Myanmar’s trade performance has huge ‘catch-up’ potential. Analysis shows that, with greater openness, the country could double its exports and imports. If Myanmar is able to match or exceed the rates of productivity growth experienced by East Asia’s most successful industrializers during their periods of domestic reform and economic liberalization, more than doubling its per capita income within a decade is certainly a realistic prospect.


A well-functioning private sector is the fundamental engine of such growth. Myanmar needs to lay the foundation for private sector-led economic development by enhancing macroeconomic stability, deepening financial markets, creating an enabling regulatory environment, improving the education, skills and health of its workforce and overall population and improving access to markets, electricity, infrastructure, credit and technology.

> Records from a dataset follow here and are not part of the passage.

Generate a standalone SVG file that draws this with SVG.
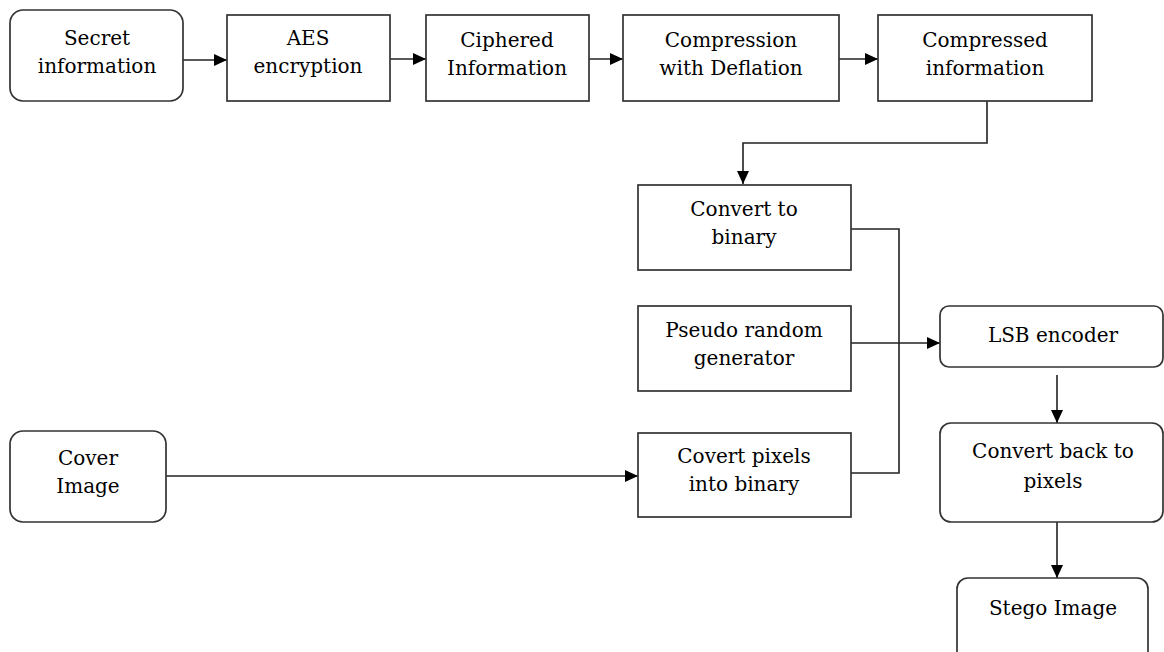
<svg xmlns="http://www.w3.org/2000/svg" width="1164" height="652" viewBox="0 0 1164 652">
  <defs>
    <marker id="arrow" viewBox="0 0 13 12" refX="13" refY="6" markerWidth="13" markerHeight="12" markerUnits="userSpaceOnUse" orient="auto">
      <path d="M0,0 L13,6 L0,12 Z" fill="#000"/>
    </marker>
    <style>
      .box { fill: #fff; stroke: #333; stroke-width: 1.7; }
      .lbl { font-family: "DejaVu Serif", "Liberation Serif", serif; font-size: 20px; fill: #000; text-anchor: middle; }
      .wire { fill: none; stroke: #222; stroke-width: 1.6; }
    </style>
  </defs>
  <rect width="1164" height="652" fill="#fff"/>

  <g id="connectors">
    <line class="wire" x1="183" y1="60" x2="227" y2="60" marker-end="url(#arrow)"/>
    <line class="wire" x1="390" y1="59" x2="426" y2="59" marker-end="url(#arrow)"/>
    <line class="wire" x1="589" y1="59" x2="623" y2="59" marker-end="url(#arrow)"/>
    <line class="wire" x1="839" y1="59" x2="878" y2="59" marker-end="url(#arrow)"/>
    <polyline class="wire" points="987,101 987,143 743,143 743,184" marker-end="url(#arrow)"/>
    <polyline class="wire" points="851,229 899,229 899,473 851,473"/>
    <line class="wire" x1="851" y1="343" x2="940" y2="343" marker-end="url(#arrow)"/>
    <line class="wire" x1="166" y1="476" x2="638" y2="476" marker-end="url(#arrow)"/>
    <line class="wire" x1="1057" y1="375" x2="1057" y2="423" marker-end="url(#arrow)"/>
    <line class="wire" x1="1057" y1="522" x2="1057" y2="578" marker-end="url(#arrow)"/>
  </g>

  <g id="secret-information">
    <rect class="box" x="10" y="10" width="173" height="91" rx="13"/>
    <text class="lbl" x="97" y="45">Secret</text>
    <text class="lbl" x="97" y="73">information</text>
  </g>
  <g id="aes-encryption">
    <rect class="box" x="227" y="15" width="163" height="86"/>
    <text class="lbl" x="308" y="45">AES</text>
    <text class="lbl" x="308" y="73">encryption</text>
  </g>
  <g id="ciphered-information">
    <rect class="box" x="426" y="15" width="163" height="86"/>
    <text class="lbl" x="507" y="47">Ciphered</text>
    <text class="lbl" x="507" y="75">Information</text>
  </g>
  <g id="compression-deflation">
    <rect class="box" x="623" y="15" width="216" height="86"/>
    <text class="lbl" x="731" y="47">Compression</text>
    <text class="lbl" x="731" y="75">with Deflation</text>
  </g>
  <g id="compressed-information">
    <rect class="box" x="878" y="15" width="214" height="86"/>
    <text class="lbl" x="985" y="47">Compressed</text>
    <text class="lbl" x="985" y="75">information</text>
  </g>
  <g id="convert-to-binary">
    <rect class="box" x="638" y="185" width="213" height="85"/>
    <text class="lbl" x="744" y="216">Convert to</text>
    <text class="lbl" x="744" y="244">binary</text>
  </g>
  <g id="pseudo-random-generator">
    <rect class="box" x="638" y="306" width="213" height="85"/>
    <text class="lbl" x="744" y="337">Pseudo random</text>
    <text class="lbl" x="744" y="365">generator</text>
  </g>
  <g id="cover-image">
    <rect class="box" x="10" y="431" width="156" height="91" rx="13"/>
    <text class="lbl" x="88" y="465">Cover</text>
    <text class="lbl" x="88" y="493">Image</text>
  </g>
  <g id="covert-pixels">
    <rect class="box" x="638" y="433" width="213" height="84"/>
    <text class="lbl" x="744" y="463">Covert pixels</text>
    <text class="lbl" x="744" y="491">into binary</text>
  </g>
  <g id="lsb-encoder">
    <rect class="box" x="940" y="306" width="223" height="61" rx="9"/>
    <text class="lbl" x="1053" y="342">LSB encoder</text>
  </g>
  <g id="convert-back">
    <rect class="box" x="940" y="423" width="223" height="99" rx="11"/>
    <text class="lbl" x="1053" y="458">Convert back to</text>
    <text class="lbl" x="1053" y="488">pixels</text>
  </g>
  <g id="stego-image">
    <rect class="box" x="957" y="578" width="191" height="90" rx="11"/>
    <text class="lbl" x="1053" y="615">Stego Image</text>
  </g>
</svg>
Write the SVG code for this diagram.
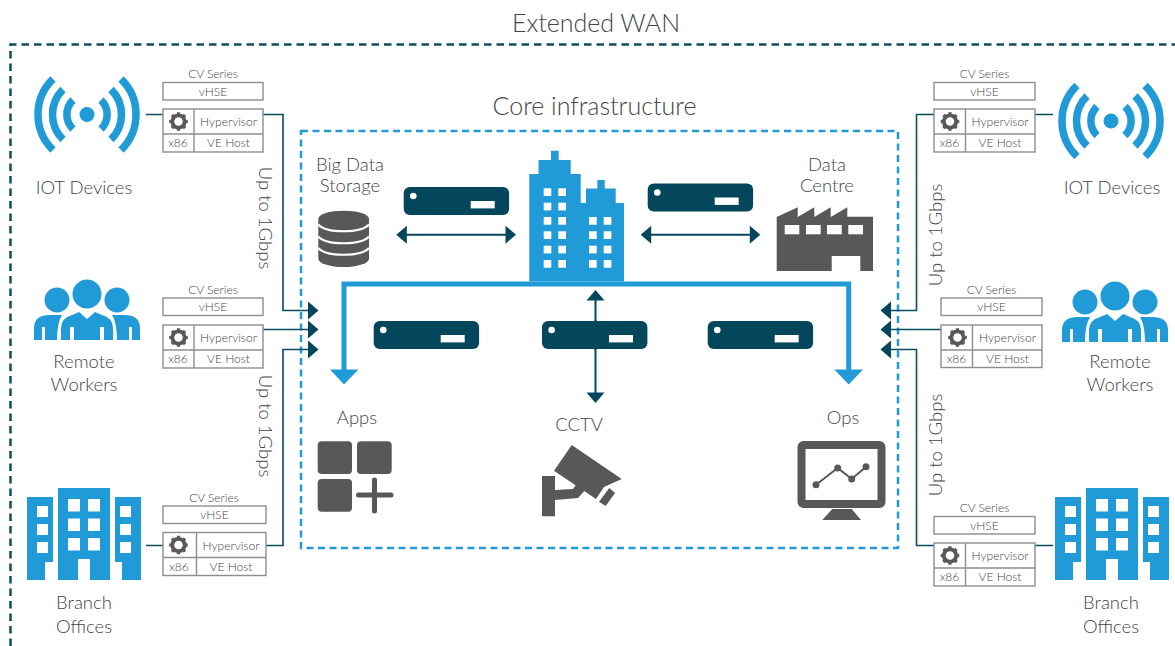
<svg xmlns="http://www.w3.org/2000/svg" width="1175" height="646" viewBox="0 0 1175 646">
<style>
text{font-family:"Lato","Open Sans","Liberation Sans",sans-serif;font-weight:300;fill:#454547;text-anchor:middle}
.t24{font-size:25px}.t18{font-size:18.500px}.t11{font-size:12px}
.box{fill:#fff;stroke:#8e8e8e;stroke-width:1.4}
.dv{stroke:#8e8e8e;stroke-width:1.4;fill:none}
.blue{fill:#219bd8}.dark{fill:#04465c}.grey{fill:#58585a}.wh{fill:#fff}
.link{fill:none;stroke:#0b4d61;stroke-width:1.6}
.dbl{fill:none;stroke:#04465c;stroke-width:2}
.bus{fill:none;stroke:#219bd8;stroke-width:5}
.arc{fill:none;stroke:#219bd8;stroke-width:7.5}
</style>
<defs>
<g id="gear">
<circle r="6.2" fill="none" stroke="#58585a" stroke-width="3.8"/>
<circle r="8" fill="none" stroke="#58585a" stroke-width="2.6" pathLength="16" stroke-dasharray="1 1" stroke-dashoffset="0.5"/>
</g>
<g id="server">
<rect width="105.4" height="28" rx="6" class="dark"/>
<circle cx="9.6" cy="9" r="3.3" class="wh"/>
<rect x="67" y="14" width="24" height="7.4" class="wh"/>
</g>
<g id="wifi">
<circle r="7.5" class="blue"/>
<path class="arc" d="M-14 -14.5A20.2 20.2 0 0 0 -14 14.5M14 -14.5A20.2 20.2 0 0 1 14 14.5M-24 -25A35 35 0 0 0 -24 25M24 -25A35 35 0 0 1 24 25M-34 -35.5A49.5 49.5 0 0 0 -34 35.5M34 -35.5A49.5 49.5 0 0 1 34 35.5"/>
</g>
<g id="people" class="blue">
<circle cx="87" cy="294" r="14.5"/><circle cx="57" cy="300" r="12.5"/><circle cx="117" cy="300" r="12.5"/>
<path d="M61 340V328Q61 318 72 315L79 312L87 319L95 312L102 315Q113 318 113 328V340H104V327H100V340H74V327H70V340Z"/>
<path d="M34 340V328Q34 315 50 315H62Q57 323 57 340H45V327H42V340Z"/>
<path d="M140 340V328Q140 315 124 315H112Q117 323 117 340H129V327H132V340Z"/>
</g>
<g id="branch">
<path class="blue" d="M58 488H110V580H90V559H78V580H58Z"/>
<path class="blue" d="M27 497H53V562H45V580H27Z"/>
<path class="blue" d="M115 497H141V580H122V562H115Z"/>
<g class="wh">
<rect x="68" y="499" width="12" height="12.5"/><rect x="88" y="499" width="12" height="12.5"/>
<rect x="68" y="518.5" width="12" height="12.5"/><rect x="88" y="518.5" width="12" height="12.5"/>
<rect x="68" y="538" width="12" height="12.5"/><rect x="88" y="538" width="12" height="12.5"/>
<rect x="37" y="506" width="11" height="11"/><rect x="37" y="524" width="11" height="11"/><rect x="37" y="542" width="11" height="11"/>
<rect x="120" y="506" width="11" height="11"/><rect x="120" y="524" width="11" height="11"/><rect x="120" y="542" width="11" height="11"/>
</g>
</g>
<path id="ah" d="M0 0L-10.500 -9V9Z" fill="#04465c"/>
</defs>

<path d="M10.500 646V44.500H1175" fill="none" stroke="#0e4f5f" stroke-width="2.500" stroke-dasharray="7.500 5"/>
<text class="t24" x="596" y="32">Extended WAN</text>
<rect x="301" y="131" width="597" height="417" fill="none" stroke="#219bd8" stroke-width="2.500" stroke-dasharray="7 4.500"/>
<text class="t24" x="594.500" y="115">Core infrastructure</text>

<g id="connectors">
<path class="link" d="M146 114.500H163M263 114.500H283V310.500H310"/>
<path class="link" d="M263 329.500H310"/>
<path class="link" d="M146 545.500H163M266 545.500H283V349.500H310"/>
<path class="link" d="M1053 114.500H1035M934 114.500H916.500V310.500H889"/>
<path class="link" d="M941 329.500H889"/>
<path class="link" d="M1053 545.500H1035M934 545.500H916.500V349.500H889"/>
<use href="#ah" transform="translate(318.500 310.500)"/>
<use href="#ah" transform="translate(318.500 329.500)"/>
<use href="#ah" transform="translate(318.500 349.500)"/>
<use href="#ah" transform="translate(880.500 310.500) scale(-1 1)"/>
<use href="#ah" transform="translate(880.500 329.500) scale(-1 1)"/>
<use href="#ah" transform="translate(880.500 349.500) scale(-1 1)"/>
<path class="dbl" d="M404 234.700H508"/>
<use href="#ah" transform="translate(516 234.700)"/>
<use href="#ah" transform="translate(396.300 234.700) scale(-1 1)"/>
<path class="dbl" d="M648 234.700H752"/>
<use href="#ah" transform="translate(760.300 234.700)"/>
<use href="#ah" transform="translate(640.700 234.700) scale(-1 1)"/>
<path class="dbl" d="M595.500 298V396"/>
<use href="#ah" transform="translate(595.500 290) rotate(-90)"/>
<use href="#ah" transform="translate(595.500 403) rotate(90)"/>
<path class="bus" d="M344 374V284H848.700V374"/>
<path class="blue" d="M330 369.500H358.500L344 384.500Z"/>
<path class="blue" d="M834.300 369.500H863L848.700 384.500Z"/>
</g>

<text class="t18" transform="translate(258.500 218) rotate(90)">Up to 1Gbps</text>
<text class="t18" transform="translate(258.500 426) rotate(90)">Up to 1Gbps</text>
<text class="t18" transform="translate(941.500 235) rotate(-90)">Up to 1Gbps</text>
<text class="t18" transform="translate(941.500 445) rotate(-90)">Up to 1Gbps</text>

<g id="iot-left"><use href="#wifi" transform="translate(87 114.500)"/><text class="t18" x="84" y="194">IOT Devices</text></g>
<g id="iot-right"><use href="#wifi" transform="translate(1111 121)"/><text class="t18" x="1112" y="194">IOT Devices</text></g>
<g id="workers-left"><use href="#people"/><text class="t18" x="84" y="368">Remote</text><text class="t18" x="84" y="391">Workers</text></g>
<g id="workers-right"><use href="#people" transform="translate(1028 2)"/><text class="t18" x="1120" y="368">Remote</text><text class="t18" x="1120" y="391">Workers</text></g>
<g id="branch-left"><use href="#branch"/><text class="t18" x="84" y="609">Branch</text><text class="t18" x="84" y="633">Offices</text></g>
<g id="branch-right"><use href="#branch" transform="translate(1028 0)"/><text class="t18" x="1111" y="609">Branch</text><text class="t18" x="1111" y="633">Offices</text></g>

<g id="cv-1">
<text class="t11" x="213" y="78">CV Series</text><rect class="box" x="163" y="82.500" width="100" height="17.500"/><text class="t11" x="213" y="95.500">vHSE</text>
<rect class="box" x="163" y="109" width="100" height="43"/><path class="dv" d="M194 109V152M163 134H263"/>
<use href="#gear" transform="translate(178.500 121.500)"/><text class="t11" x="228.500" y="126">Hypervisor</text><text class="t11" x="178" y="147">x86</text><text class="t11" x="228.500" y="147">VE Host</text>
</g>
<g id="cv-2">
<text class="t11" x="213" y="294">CV Series</text><rect class="box" x="163" y="298" width="100" height="17.500"/><text class="t11" x="213" y="311">vHSE</text>
<rect class="box" x="163" y="325" width="100" height="43"/><path class="dv" d="M194 325V368M163 350H263"/>
<use href="#gear" transform="translate(178.500 337.500)"/><text class="t11" x="228.500" y="342">Hypervisor</text><text class="t11" x="178" y="363">x86</text><text class="t11" x="228.500" y="363">VE Host</text>
</g>
<g id="cv-3">
<text class="t11" x="214" y="502">CV Series</text><rect class="box" x="163" y="506" width="103" height="17.500"/><text class="t11" x="214.500" y="519">vHSE</text>
<rect class="box" x="163" y="532.500" width="103" height="43"/><path class="dv" d="M196.500 532.500V575.500M163 557.500H266"/>
<use href="#gear" transform="translate(178.500 545)"/><text class="t11" x="231" y="550">Hypervisor</text><text class="t11" x="179" y="571">x86</text><text class="t11" x="231" y="571">VE Host</text>
</g>
<g id="cv-4">
<text class="t11" x="984.500" y="78">CV Series</text><rect class="box" x="934" y="82.500" width="101" height="17.500"/><text class="t11" x="984.500" y="95.500">vHSE</text>
<rect class="box" x="934" y="109" width="101" height="43"/><path class="dv" d="M965.500 109V152M934 134H1035"/>
<use href="#gear" transform="translate(950 121.500)"/><text class="t11" x="1000" y="126">Hypervisor</text><text class="t11" x="949.500" y="147">x86</text><text class="t11" x="1000" y="147">VE Host</text>
</g>
<g id="cv-5">
<text class="t11" x="991.500" y="294">CV Series</text><rect class="box" x="941" y="298" width="101" height="17.500"/><text class="t11" x="991.500" y="311">vHSE</text>
<rect class="box" x="941" y="325" width="101" height="42.500"/><path class="dv" d="M972.500 325V367.500M941 350H1042"/>
<use href="#gear" transform="translate(957.500 337.500)"/><text class="t11" x="1007.500" y="342">Hypervisor</text><text class="t11" x="956.500" y="363">x86</text><text class="t11" x="1007.500" y="363">VE Host</text>
</g>
<g id="cv-6">
<text class="t11" x="984.500" y="512">CV Series</text><rect class="box" x="934" y="516.500" width="101" height="17.500"/><text class="t11" x="984.500" y="529.500">vHSE</text>
<rect class="box" x="934" y="543" width="101" height="43"/><path class="dv" d="M965.500 543V586M934 568H1035"/>
<use href="#gear" transform="translate(950 555.500)"/><text class="t11" x="1000" y="560">Hypervisor</text><text class="t11" x="949.500" y="581">x86</text><text class="t11" x="1000" y="581">VE Host</text>
</g>

<g id="tower">
<path class="blue" d="M529.300 281.500V174H538.500V160H551V150.700H558.700V160H570.700V174H580.700V203H586V188.500H597.300V180H604.700V188.500H615.700V203H624V281.500Z"/>
<g class="wh">
<rect x="543.700" y="188.300" width="7.600" height="7.700"/><rect x="558.300" y="188.300" width="7.700" height="7.700"/>
<rect x="543.700" y="202.700" width="7.600" height="7.700"/><rect x="558.300" y="202.700" width="7.700" height="7.700"/>
<rect x="543.700" y="217" width="7.600" height="7.700"/><rect x="558.300" y="217" width="7.700" height="7.700"/>
<rect x="543.700" y="231.300" width="7.600" height="7.700"/><rect x="558.300" y="231.300" width="7.700" height="7.700"/>
<rect x="543.700" y="245.700" width="7.600" height="7.700"/><rect x="558.300" y="245.700" width="7.700" height="7.700"/>
<rect x="543.700" y="260" width="7.600" height="7.700"/><rect x="558.300" y="260" width="7.700" height="7.700"/>
<rect x="589" y="217" width="7.700" height="7.700"/><rect x="603.700" y="217" width="7.700" height="7.700"/>
<rect x="589" y="231.300" width="7.700" height="7.700"/><rect x="603.700" y="231.300" width="7.700" height="7.700"/>
<rect x="589" y="245.700" width="7.700" height="7.700"/><rect x="603.700" y="245.700" width="7.700" height="7.700"/>
<rect x="589" y="260" width="7.700" height="7.700"/><rect x="603.700" y="260" width="7.700" height="7.700"/>
</g>
</g>
<g id="server-1"><use href="#server" transform="translate(403.700 187)"/></g>
<g id="server-2"><use href="#server" transform="translate(647.700 183.500)"/></g>
<g id="server-3"><use href="#server" transform="translate(373.700 321)"/></g>
<g id="server-4"><use href="#server" transform="translate(542 321)"/></g>
<g id="server-5"><use href="#server" transform="translate(707.700 321)"/></g>
<path class="dbl" d="M595.500 320V350"/>

<g id="storage">
<text class="t18" x="350" y="171">Big Data</text><text class="t18" x="350" y="192">Storage</text>
<path class="grey" d="M318.300 219A25.300 8.300 0 0 1 369 219V258.700A25.300 8.300 0 0 1 318.300 258.700Z"/>
<path d="M318.300 224.500C326 233.500 361 233.500 369 224.500M318.300 236.500C326 245.500 361 245.500 369 236.500M318.300 248C326 257 361 257 369 248" fill="none" stroke="#fff" stroke-width="2.200"/>
</g>
<g id="datacentre">
<text class="t18" x="827" y="171">Data</text><text class="t18" x="827" y="192">Centre</text>
<path class="grey" d="M776.700 271V217L797.700 207.300V217L814.300 207.300V217L830.700 207.300V217L847.300 207.300V216.700H873V271H860.300V256H831.700V271Z"/>
<g class="wh"><rect x="784.700" y="225" width="14.600" height="9.300"/><rect x="806" y="225" width="14.700" height="9.300"/><rect x="827" y="225" width="14.700" height="9.300"/><rect x="848.300" y="225" width="14.700" height="9.300"/></g>
</g>
<g id="apps">
<text class="t18" x="357" y="424">Apps</text>
<g class="grey"><rect x="317.700" y="441.300" width="34.300" height="32.700" rx="4"/><rect x="357" y="441.300" width="34.700" height="32.700" rx="4"/><rect x="317.700" y="479" width="34.300" height="32.700" rx="4"/></g>
<path d="M358.500 495H391M374.500 480V511" fill="none" stroke="#58585a" stroke-width="5" stroke-linecap="round"/>
</g>
<g id="cctv">
<text class="t18" x="579" y="431">CCTV</text>
<path class="grey" d="M571.700 445L621.700 479L604 487L596 499L554 470.700Z"/>
<path class="grey" d="M542 476H555V490L573 489L578 482L587 488L578 498L555 500V516.300H542Z"/>
<path class="grey" d="M609.300 488L615 493L605.700 506L599 501.700Z"/>
</g>
<g id="ops">
<text class="t18" x="843" y="424">Ops</text>
<rect x="801.500" y="445" width="80" height="59" rx="2" fill="none" stroke="#58585a" stroke-width="8"/>
<path class="grey" d="M822.300 520H861L851.700 509H832.300Z"/>
<path d="M816 484.700L837.700 468L851.700 479L866 466.700" fill="none" stroke="#58585a" stroke-width="2"/>
<g class="grey"><circle cx="816" cy="484.700" r="3.500"/><circle cx="837.700" cy="468" r="3.500"/><circle cx="851.700" cy="479" r="3.500"/><circle cx="866" cy="466.700" r="3.500"/></g>
</g>
</svg>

The government’s ability to provide economic stability and public investment to meet the development priorities that are critical to private sector growth is limited by low revenues, weak policy review capacity, underdeveloped public financial management and a centralised governance structure. The strategies to overcome these problems can be best achieved through putting in place improved institutional capacity for policy review, government decision-making and macroeconomic management and increased fiscal and administrative capacity. Improving policy processes and lifting capacity in key areas will help with agenda-setting and getting reform priorities right. This will also support the growing political autonomy being conferred on state and regional governments.


These steps are set out in a major paper (an unofficial ‘White Paper’) prepared by MDRI-CESD and EABER to be presented to the Government and the people of Myanmar in Naypyitaw and Yangon on 13-14 February. Wide stakeholder buy-in to this agenda will provide confidence, domestically and internationally, in commitment to the long, hard task ahead.


Greater economic openness will have a fundamental effect on the structure of the Myanmar economy. It offers the prospect of diversifying the economy by reducing dependence on natural resources exports towards other activities in the rural, manufacturing and services sectors. Complementing greater openness, domestic reform that encourages improvements in agricultural productivity can raise incomes for the majority of the population in the near term. Facilitating labour-intensive manufacturing and supporting service activities can further raise trade, investment and income-earning opportunities.


Attracting foreign investment is critical to transforming Myanmar’s economy and growth outlook. The country’s success in attracting and benefiting from foreign direct investment will ultimately depend on the development of the infrastructure and institutions that are fundamental to the broader reform effort. They should be transparent, be liberalizing and reflect a principles-based approach to regulating both domestic and foreign investment.


Substantial and strategic investment in infrastructure is needed to support the development of Myanmar’s domestic markets and their integration into the international economy. This will be a challenging task, requiring a nationally coordinated approach to prioritise projects. While such integration will intensify the forces concentrating activity in the central states and regions, development need not be similarly concentrated. Active steps to share the gains from growth will help sustain that growth, underpin peace and raise welfare for all of Myanmar’s people.


Myanmar’s transition is supported and embraced by its regional neighbours and increasingly by the global community. Its membership of ASEAN is a guiding focus in a trade and investment diplomacy that emphasizes broad and non-preferential liberalization and seizes vital opportunities for regional and global engagement to reinforce domestic reform.


As long as there is a vision of how Myanmar can more than double the incomes of its people over the next decade across the political leadership,it is likely to be achieved. By getting these elements of the national development strategy right, Myanmar can sustainably raise living standards, improve the welfare of all its people and re-establish its weight and role in the international community in the decades to come.


Peter Drysdale is Editor of the East Asia Forum.